Ловко поймав на лету ковш, виночерпий спрятал его за спину и, как ни в чем не бывало, сказал:

— Осмелюсь напомнить вашему величеству, что придворного лекаря по вашему приказу казнили за три дня до похода…

— Ах да! — тяжело вздохнул Баторий, но тут же озлобился еще больше, прокричав: — Негодные слуги! Вы до сих пор не подыскали достойной замены?!

— Как же, ваше величество, как же! Замена найдена и уже прибыла, — снова запрыгал на месте, как нетерпеливый козел, виночерпий. — И это, смею уверить, светило медицины ваши верные слуги выписали прямо из Парижа!

— Что?! Опять франк?! — взревел Баторий. — Вас и так при моем дворе больше, чем собак в моей псовой своре! Какого дьявола?..

— Не извольте беспокоиться, ваше величество, — закатив глаза к небу, торжественно произнес Ла Форт. — Это сам мсье Делиже! Тот самый Делиже, который верой и правдой служил королю Франции Генриху Второму.

— Генрих Второй покинул этот мир девятнадцать лет назад, — скептически заметил Баторий. — Тогда ему не исполнилось и восемнадцати лет от роду. А как его хоронили, как хоронили! Бедняга Генрих! Его похоронил за свой счет дряхлый изгнанник, служивший еще Карлу Восьмому, которого звали, кажется… Ох, эти мне франкские имена!

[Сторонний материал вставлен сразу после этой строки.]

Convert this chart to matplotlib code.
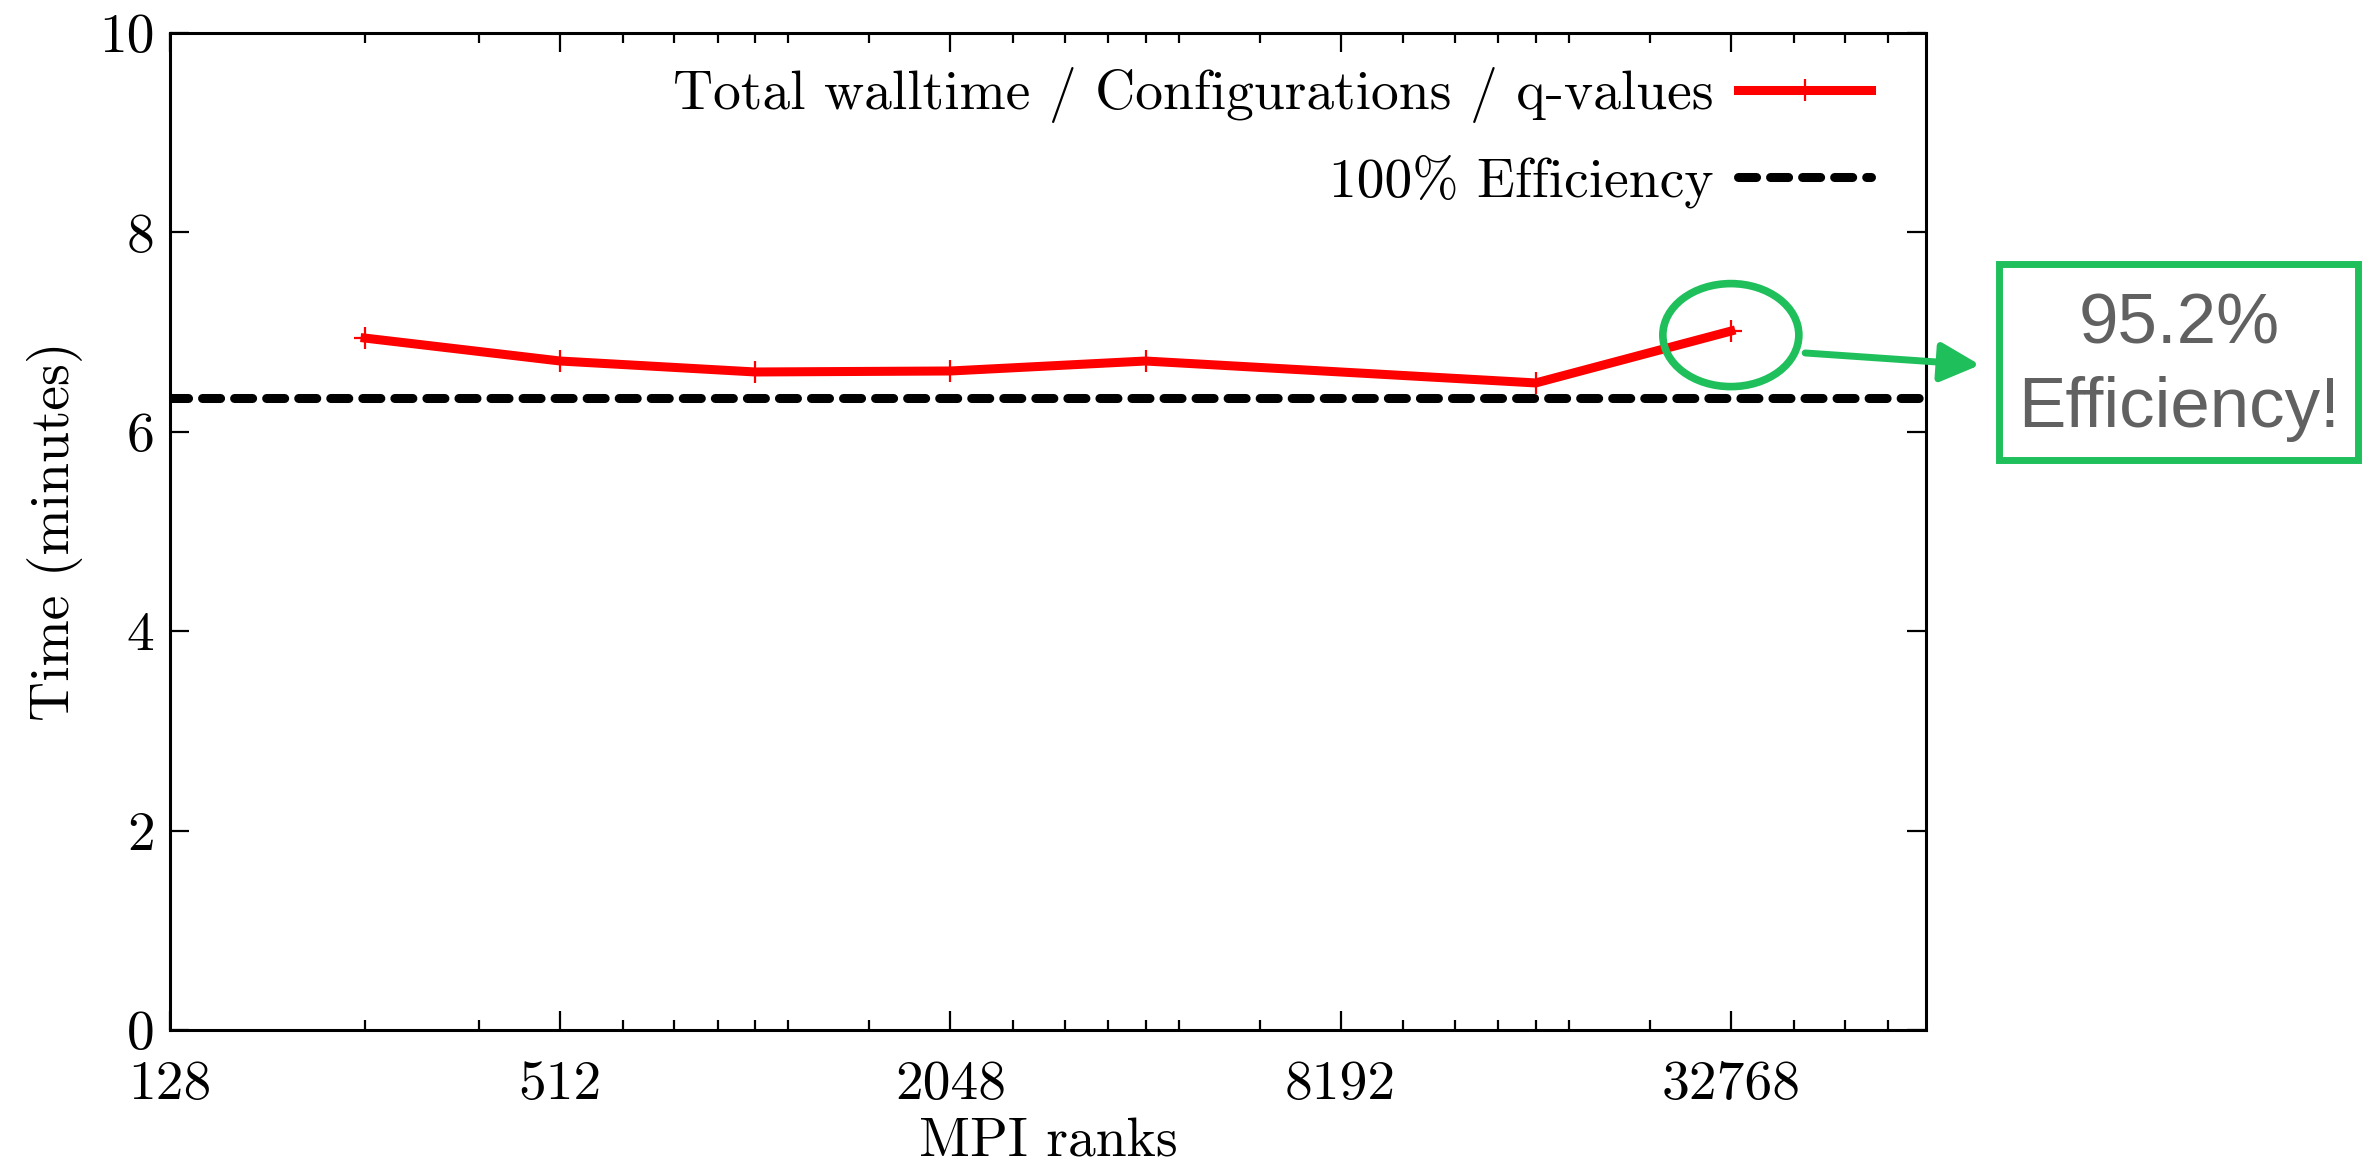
import matplotlib
matplotlib.use("Agg")
import matplotlib.pyplot as plt
from matplotlib.patches import Ellipse, Rectangle, FancyArrowPatch
from matplotlib.ticker import FixedLocator, NullFormatter
from matplotlib.transforms import ScaledTranslation

# data
ranks = [256, 512, 1024, 2048, 4096, 16384, 32768]
walltime = [6.94, 6.71, 6.60, 6.61, 6.71, 6.49, 7.01]
ideal_time = 6.34

x_major = [128, 512, 2048, 8192, 32768]
x_major_labels = ["128", "512", "2048", "8192", "32768"]
x_minor = [256, 384,
           640, 768, 896, 1024, 1152, 1536,
           2560, 3072, 3584, 4096, 4608, 6144,
           10240, 12288, 14336, 16384, 18432, 24576,
           40960, 49152, 57344]
y_major = [0, 2, 4, 6, 8, 10]
y_major_labels = ["0", "2", "4", "6", "8", "10"]

GREEN = "#1fc05c"
FS = 40

plt.rcParams["font.family"] = "cmr10"
plt.rcParams["mathtext.fontset"] = "cm"
plt.rcParams["axes.formatter.use_mathtext"] = True

fig = plt.figure(figsize=(23.64, 11.63), dpi=100)
ax = fig.add_axes([0.0719, 0.1144, 0.7428, 0.8572])

ax.plot(ranks, walltime, color="red", lw=6.5, marker="+", ms=16, mew=1.6,
        label="Total walltime / Configurations / q-values", zorder=3)
ax.axhline(ideal_time, color="black", lw=6.5, dashes=(2.0, 1.55),
           dash_capstyle="round", label="100% Efficiency", zorder=2)

ax.set_xscale("log", base=2)
ax.set_xlim(128, 65536)
ax.set_ylim(0, 10)
ax.set_xticks(x_major)
ax.set_xticklabels(x_major_labels)
ax.xaxis.set_minor_locator(FixedLocator(x_minor))
ax.xaxis.set_minor_formatter(NullFormatter())
ax.set_yticks(y_major)
ax.set_yticklabels(y_major_labels)

ax.tick_params(which="both", direction="in", top=True, right=True,
               labelsize=FS, width=1.6)
ax.tick_params(axis="x", which="major", length=13.5, pad=22)
ax.tick_params(axis="y", which="major", length=13.5, pad=11)
ax.tick_params(which="minor", length=7)
for s in ax.spines.values():
    s.set_linewidth(2.2)

ax.set_xlabel("MPI ranks", fontsize=FS, labelpad=6)
ax.set_ylabel("Time (minutes)", fontsize=FS, labelpad=12)

ax.legend(loc="upper right", bbox_to_anchor=(0.9886, 1.0), frameon=False,
          markerfirst=False, fontsize=FS, handlelength=2.4, handletextpad=0.45,
          labelspacing=0.55, borderaxespad=0.22, numpoints=1)

# green annotation
circ_tr = fig.dpi_scale_trans + ScaledTranslation(ranks[-1], 6.97, ax.transData)
ax.add_patch(Ellipse((0, 0), 1.36, 1.03, transform=circ_tr, fill=False,
                     edgecolor=GREEN, lw=5.5, clip_on=False, zorder=4))

arrow = FancyArrowPatch((0.7636, 0.6965), (0.8376, 0.6862),
                        transform=fig.transFigure,
                        arrowstyle="-|>,head_length=24,head_width=12",
                        mutation_scale=1, color=GREEN, lw=5, shrinkA=0, shrinkB=0)
fig.add_artist(arrow)

fig.add_artist(Rectangle((0.8456, 0.6045), 0.1519, 0.1685,
                         transform=fig.transFigure, fill=False,
                         edgecolor=GREEN, lw=5))
fig.text(0.9217, 0.7197, "95.2%", ha="center", va="center", color="#616161",
         fontsize=51, family="Liberation Sans")
fig.text(0.9217, 0.6483, "Efficiency!", ha="center", va="center", color="#616161",
         fontsize=51, family="Liberation Sans")

fig.savefig("out.png", dpi=100)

— Таннегюи дю Шатель, — напомнил главный виночерпий польского короля. — В последний путь короля Генриха провожали всего два дворянина, незрячий епископ Санлисский да несколько верных слуг, среди которых находился и мэтр Делиже. Именно он, мэтр Делиже, ваше величество, определил, что король Франции был отравлен…

— Да?.. Это делает ему честь, — ехидно заметил Баторий, но тут же снова скрючился от боли. — Черт побери! Так может, и я отравлен, как мой брат король Генрих?.. Это ужасно! Скорее зови сюда нового лекаря. Я позволю ему себя осмотреть…

После визита мэтра Делиже и его целебных микстур королю Польши стало значительно лучше, и он даже соизволил вспомнить о том, что собирался этим утром повеселиться сам, а заодно развлечь своих знатных магнатов.

Король дважды хлопнул в ладоши, вызывая к себе распорядителя празднеств дворянина Стаса Порского, носившего высокий придворный чин подчашия.

— Все ли готово для казни тех врагов, что взяты в плен нашими доблестными гусарами при вчерашней разведке на том берегу реки? — поинтересовался он у подчашия.

— Все готово, ваше величество! — кивнул Порский.

— Так поезжай и привези пленных к месту казни. Я уже придумал, как их казнить. Каждого из них мы привяжем по отдельности к четверкам лошадей за руки и за ноги, а потом… Хоп! И наши лошади их четвертуют…

— Слушаюсь, ваше величество! — И подчаший исчез с глаз своего владыки.

А в это время у шатра короля собрались самые родовитые польские дворяне числом двенадцать. Все они занимали высокое положение в сборном войске Батория, состоявшее в основном из иностранных наемников. На их мужество и ратное мастерство король польский и возлагал большие надежды, собираясь в очередной поход на русскую землю. Потому-то король вышел к своим маршалкам, чтобы лично приветствовать и еще больше укрепить боевой дух, который и без того прямо так и рвался наружу из польских мундиров и доспехов.